I just read a post on reddit titled: “Accidentally destroyed production database on first day of a job, and was told to leave, on top of this I was told by the CTO that they need to get legal involved, how screwed am I?“
TL;DR
- Guy get a document detailing how to setup a local development environment.
- Guy sets up a development database
- Guy runs a tool that performs tests on the application. accidentally, pointed the tool against the production database.
- The credentials for the production database were in the development document
- The tool clears the database between tests
- Guy gets fired
I’m completely pissed! The guy made an honest mistake that can happen to anyone, and gets fired!
Thoughts
The guy to blame is the CTO. Why? here’s partial list of my thoughts:
- There document should have never had the production password in it.
- Actually, there shouldn’t be “a production” password in the first place.
- Developers shouldn’t have write privileges for production databases. Only read privileges. Only ops and/or a certain subset of the team should have write privileges.
- You should ALWAYS have TESTED backups.
- You should always be prepared for a “total fuck up” and be able to recover quickly.
I can keep going, but the point is that the company’s CTO “fucked up” - not just because He failed technically, but also because He created an environment that kills innovation.
What the CTO should’ve done
He should have rolled back the database, then assemble key personnel that would investigate the issue and figure out why it happened.
Then, He should have told the guy that “shit happens” and that he expects him to be more careful next time.
Also, I would’ve appreciated a company-wide email or a public blog post that details what exactly happened, joke about the mistake the new guy did and clarify that they’re job is to make sure such incidents don’t happen again.
Here’s a few examples of companies that “fucked up” miserably, and handled them gracefully:
A few months ago someone at GitLab completely fucked up and made them lose six hours of database data (GitLab.com Database Incident). You know what they did to him? NOTHING.
Instead, they were completely transparent about the incident, and even wrote a blog post, Postmortem of database outage of January 31, detailing how they’ll make sure such thing won’t happen again.
Remember Azure’s Service Disruption 5 years ago? They had a leap year bug that caused their whole infrastructure to crash. You know what they did? fixed their tooling, and helped others learn from their mistakes: Is your code ready for the leap year?

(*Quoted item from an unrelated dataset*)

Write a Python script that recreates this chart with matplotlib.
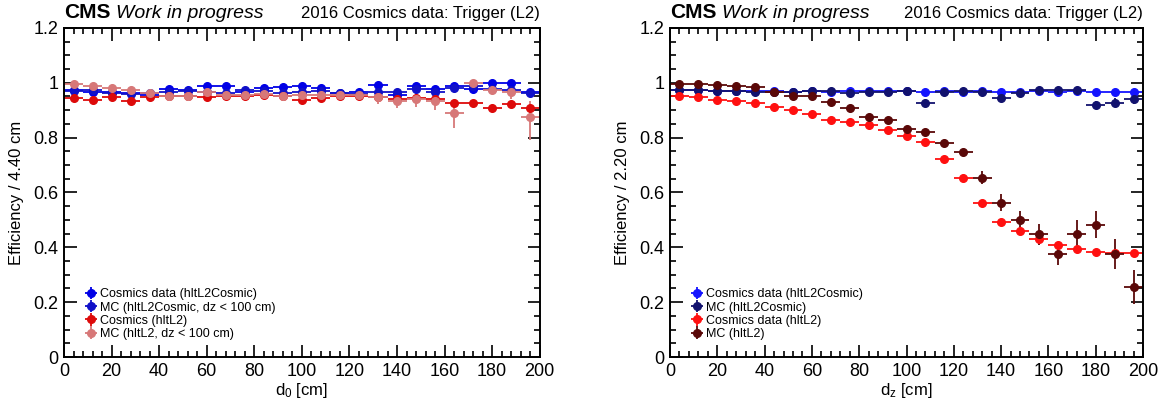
import numpy as np
import matplotlib
matplotlib.use('Agg')
import matplotlib.pyplot as plt
from matplotlib.ticker import MultipleLocator, FormatStrFormatter

plt.rcParams['font.family'] = ['Liberation Sans', 'DejaVu Sans']
plt.rcParams['mathtext.default'] = 'regular'

# bin centres (8 cm bins from 0 to 200 cm)
bins = np.arange(4, 200, 8)
half_width = 4.0

# efficiency vs d0
eff_d0_data_cosmic = [0.974, 0.967, 0.966, 0.962, 0.955, 0.978, 0.974, 0.987, 0.990, 0.968,
                      0.981, 0.984, 0.990, 0.981, 0.962, 0.968, 0.993, 0.956, 0.989, 0.977,
                      0.989, 0.977, 0.998, 0.998, 0.968]
eff_d0_mc_cosmic = [0.970, 0.972, 0.962, 0.960, 0.962, 0.968, 0.970, 0.968, 0.962, 0.972,
                    0.970, 0.962, 0.968, 0.970, 0.962, 0.960, 0.968, 0.968, 0.977, 0.968,
                    0.980, 0.989, 0.977, 0.975, 0.962]
eff_d0_data_l2 = [0.944, 0.938, 0.947, 0.932, 0.947, 0.953, 0.950, 0.947, 0.953, 0.953,
                  0.956, 0.950, 0.938, 0.944, 0.953, 0.950, 0.948, 0.940, 0.944, 0.940,
                  0.926, 0.926, 0.908, 0.922, 0.908]
eff_d0_mc_l2 = [0.995, 0.990, 0.982, 0.972, 0.962, 0.953, 0.950, 0.965, 0.956, 0.956,
                0.958, 0.950, 0.956, 0.956, 0.956, 0.956, 0.948, 0.932, 0.940, 0.932,
                0.889, 0.998, 0.975, 0.965, 0.877]
err_d0_small = [0.004] * 25
err_d0_mc_l2_lo = [0.005, 0.005, 0.005, 0.005, 0.005, 0.006, 0.006, 0.006, 0.007, 0.007,
                   0.008, 0.008, 0.009, 0.010, 0.012, 0.014, 0.025, 0.025, 0.030, 0.030,
                   0.054, 0.015, 0.015, 0.025, 0.085]
err_d0_mc_l2_hi = [0.005, 0.005, 0.005, 0.005, 0.005, 0.006, 0.006, 0.006, 0.007, 0.007,
                   0.008, 0.008, 0.009, 0.010, 0.012, 0.014, 0.020, 0.020, 0.025, 0.025,
                   0.043, 0.002, 0.015, 0.020, 0.055]

# efficiency vs dz
eff_dz_data_cosmic = [0.972, 0.972, 0.970, 0.970, 0.970, 0.970, 0.968, 0.970, 0.968, 0.970,
                      0.970, 0.970, 0.970, 0.968, 0.970, 0.968, 0.970, 0.968, 0.968, 0.970,
                      0.968, 0.970, 0.968, 0.968, 0.968]
eff_dz_mc_cosmic = [0.975, 0.975, 0.970, 0.970, 0.968, 0.968, 0.966, 0.970, 0.970, 0.962,
                    0.968, 0.968, 0.970, 0.928, 0.968, 0.970, 0.968, 0.945, 0.962, 0.972,
                    0.975, 0.972, 0.920, 0.928, 0.942]
eff_dz_data_l2 = [0.950, 0.947, 0.938, 0.932, 0.926, 0.910, 0.899, 0.885, 0.865, 0.856,
                  0.847, 0.828, 0.805, 0.785, 0.722, 0.654, 0.563, 0.493, 0.459, 0.429,
                  0.407, 0.394, 0.382, 0.380, 0.380]
eff_dz_mc_l2 = [0.995, 0.995, 0.993, 0.988, 0.984, 0.968, 0.950, 0.950, 0.930, 0.908,
                0.877, 0.865, 0.830, 0.822, 0.780, 0.748, 0.654, 0.563, 0.498, 0.447,
                0.376, 0.450, 0.483, 0.376, 0.255]
err_dz_small = [0.004] * 25
err_dz_mc_cosmic = [0.004] * 22 + [0.015, 0.015, 0.020]
err_dz_mc_l2 = [0.005, 0.005, 0.005, 0.005, 0.006, 0.006, 0.007, 0.007, 0.008, 0.008,
                0.009, 0.010, 0.010, 0.010, 0.010, 0.012, 0.024, 0.030, 0.034, 0.038,
                0.040, 0.050, 0.050, 0.055, 0.062]


def draw(ax, y, yerr, color, label):
    return ax.errorbar(bins, y, xerr=half_width, yerr=yerr, fmt='o', ms=5.5,
                       color=color, ecolor=color, elinewidth=1.3, capsize=0,
                       label=label)


def style(ax, xlabel, ylabel, title_right):
    ax.set_xlim(0, 200)
    ax.set_ylim(0, 1.2)
    ax.xaxis.set_major_locator(MultipleLocator(20))
    ax.xaxis.set_minor_locator(MultipleLocator(4))
    ax.yaxis.set_major_locator(MultipleLocator(0.2))
    ax.yaxis.set_minor_locator(MultipleLocator(0.05))
    ax.yaxis.set_major_formatter(FormatStrFormatter('%g'))
    ax.tick_params(which='both', direction='in', top=True, right=True,
                   width=1.2, labelsize=13, pad=4)
    ax.tick_params(which='major', length=9)
    ax.tick_params(which='minor', length=4.5)
    for s in ax.spines.values():
        s.set_linewidth(1.4)
    ax.set_xlabel(xlabel, fontsize=12, labelpad=1)
    ax.set_ylabel(ylabel, fontsize=12, labelpad=7)
    cms = ax.text(0.0, 1.03, 'CMS', transform=ax.transAxes, fontsize=15,
                  fontweight='bold', ha='left', va='baseline')
    ax.annotate('Work in progress', xy=(1, 0), xycoords=cms,
                xytext=(4, 0), textcoords='offset points',
                fontsize=14, style='italic', ha='left', va='bottom')
    ax.text(1.0, 1.03, title_right, transform=ax.transAxes, fontsize=12,
            ha='right', va='baseline')


fig = plt.figure(figsize=(11.66, 4.05), dpi=100)
ax1 = fig.add_axes([0.0549, 0.1185, 0.408, 0.8125])
ax2 = fig.add_axes([0.5746, 0.1185, 0.4057, 0.8125])

draw(ax1, eff_d0_data_cosmic, err_d0_small, '#0000e6', 'Cosmics data (hltL2Cosmic)')
draw(ax1, eff_d0_mc_cosmic, err_d0_small, '#1010c8', 'MC (hltL2Cosmic, dz < 100 cm)')
draw(ax1, eff_d0_data_l2, err_d0_small, '#dd0a0a', 'Cosmics (hltL2)')
draw(ax1, eff_d0_mc_l2, [err_d0_mc_l2_lo, err_d0_mc_l2_hi], '#d77878',
     'MC (hltL2, dz < 100 cm)')
style(ax1, 'd$_0$ [cm]', 'Efficiency / 4.40 cm', '2016 Cosmics data: Trigger (L2)')

draw(ax2, eff_dz_data_cosmic, err_dz_small, '#1414ff', 'Cosmics data (hltL2Cosmic)')
draw(ax2, eff_dz_mc_cosmic, err_dz_mc_cosmic, '#12126e', 'MC (hltL2Cosmic)')
draw(ax2, eff_dz_data_l2, err_dz_small, '#ff1010', 'Cosmics data (hltL2)')
draw(ax2, eff_dz_mc_l2, err_dz_mc_l2, '#5a0808', 'MC (hltL2)')
style(ax2, 'd$_z$ [cm]', 'Efficiency / 2.20 cm', '2016 Cosmics data: Trigger (L2)')

for ax in (ax1, ax2):
    ax.legend(loc='lower left', bbox_to_anchor=(0.025, 0.025), frameon=False,
              fontsize=9, handlelength=1.0, handletextpad=0.2,
              labelspacing=0.1, borderpad=0.2)

fig.savefig('out.png', dpi=100)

- Remember AWS’s 4 hour outage a few months ago? It caused a loss of a few hundred million dollars of revenue for S&P 500 companies alone. Why? An engineer debugged an issue with S3’s billing system and accidentally mistyped a command. Was the guy fired? NO.
Non of these companies should get a medal for dealing with incidents like they did. That’s the way our industry is supposed to handle things. Making mistakes is human, our job is to learn from them and make our processes better.